TV SPIELFILM: Wie ist das für Sie, wenn Sie als Gast in ein etabliertes Ermittler-Team kommen?

LISA MARIA POTTHOFF: Bei "Nachtschicht" ist das kein Problem. Ich kannte Armin Rohde schon von zwei Produktionen. Er hat einmal meinen Schwiegervater gespielt, jetzt spielt er in der "Nachtschicht" meinen Freier. Das ist schon eine interessante Verschiebung.

Sie spielen ein Luxus-Callgirl. Wie kann man diese Rolle lernen?
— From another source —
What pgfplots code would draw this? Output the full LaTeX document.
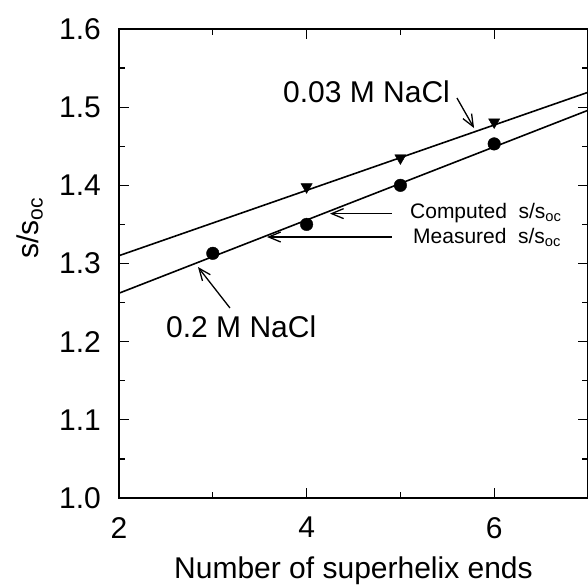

LISA MARIA POTTHOFF: Ich habe mich mit einem Callgirl in Berlin getroffen. Es hat mich überrascht, dass ich mit einer Frau am Tisch sitze, die einem für mich unvorstellbaren Beruf nachgeht, und trotzdem konnten wir darüber reden, als sei sie Sekretärin in einem Anwaltsbüro. Sie hat einerseits sehr nüchtern und distanziert über ihre Tätigkeit gesprochen, und andererseits spürte man aber auch, dass dieses Leben einen auf Dauer kaputt macht.

Bereiten Sie sich immer so akribisch vor?

LISA MARIA POTTHOFF: Ich finde, es ist einer der großen Vorzüge meines Jobs, das Leben und die Berufe anderer kennen zu lernen. Das ist nicht nur für die Rolle wichtig, sondern erweitert auch den eigenen Horizont. Für den Film "Stellungswechsel" habe ich ein paar Tage auf einer Polizeistation in Bayern auf dem Land den Schichtdienst mitgemacht. Da ist mir erst so richtig klar geworden, wie belastend es sein kann, die Zeit totzuschlagen, wenn nichts passiert.

Aber Sie haben noch keinen Beruf gefunden, der Sie mehr als das Schauspiel fasziniert? Ich habe gehört, Sie wollten mal Kellnerin werden...

LISA MARIA POTTHOFF: Das war ein Kindheitstraum. Früher in den Cafés hatten die Bedienungen schwarze Röcke an, darüber eine weiße Schürze und dahinter steckte das riesige Portemonnaie. Und das fand ich so toll, dass ich unbedingt Kellnerin werden wollte.

Vielleicht wäre das ja auch für das Callgirl, das Sie spielen, die bessere Wahl gewesen. In einer Szene müssen Sie vor einem Mann auf dem Boden herumrutschen und sauber machen. An was haben Sie dabei gedacht?

LISA MARIA POTTHOFF: Als ich die Szene zum ersten Mal gesehen habe, habe ich auch geschluckt, weil ich sie als sehr heftig empfand. Beim Dreh ist das anders, weil man sich mit dem Kameramann und dem Kollegen in einer kontrollierten Situation befindet und sich beim Spielen nicht zusieht.

Ich habe vor vielen Jahren mal in einem Theaterstück in Dortmund nackt vor einem Mann auf der Bühne gestanden. Das war ganz normal, bis ich an mir heruntergeschaut habe. Da habe ich tiefe Scham empfunden. Als Zuschauer reagiere ich empfindlich auf solche Dinge, als Schauspielerin macht mir das nicht so viel aus.

Die "Nachtschicht"-Folge zeigt eine finstere Welt, in der die, die das Geld haben, sagen, wo es lang geht, und die anderen müssen kuschen. Ist das eine genrespezifische Überzeichnung oder ist unsere Welt so?

LISA MARIA POTTHOFF: Der Film greift sicher eine Tendenz auf, die ich auch in Welt bemerke. Der Druck auf die Menschen nimmt zu, die Bedeutung von Geld und Konsum auch.

In Berlin, wo Sie leben, spürt man das stärker als andernorts, oder?

LISA MARIA POTTHOFF: Ja, das war eine Erfahrung, als ich vor zehn Jahren nach Berlin zog. In München hört man zwar auch die schlimmen Nachrichten über den Zusammenbruch der Märkte, über Kindesmissbrauch etc., aber man denkt sich, hier ist die Welt noch in Ordnung. Die Stadt ist sauber, die Menschen sind gut gekleidet. Als ich nach Berlin kam, fiel mir auf, dass hier die Gegensätze stärker aufeinander prallen.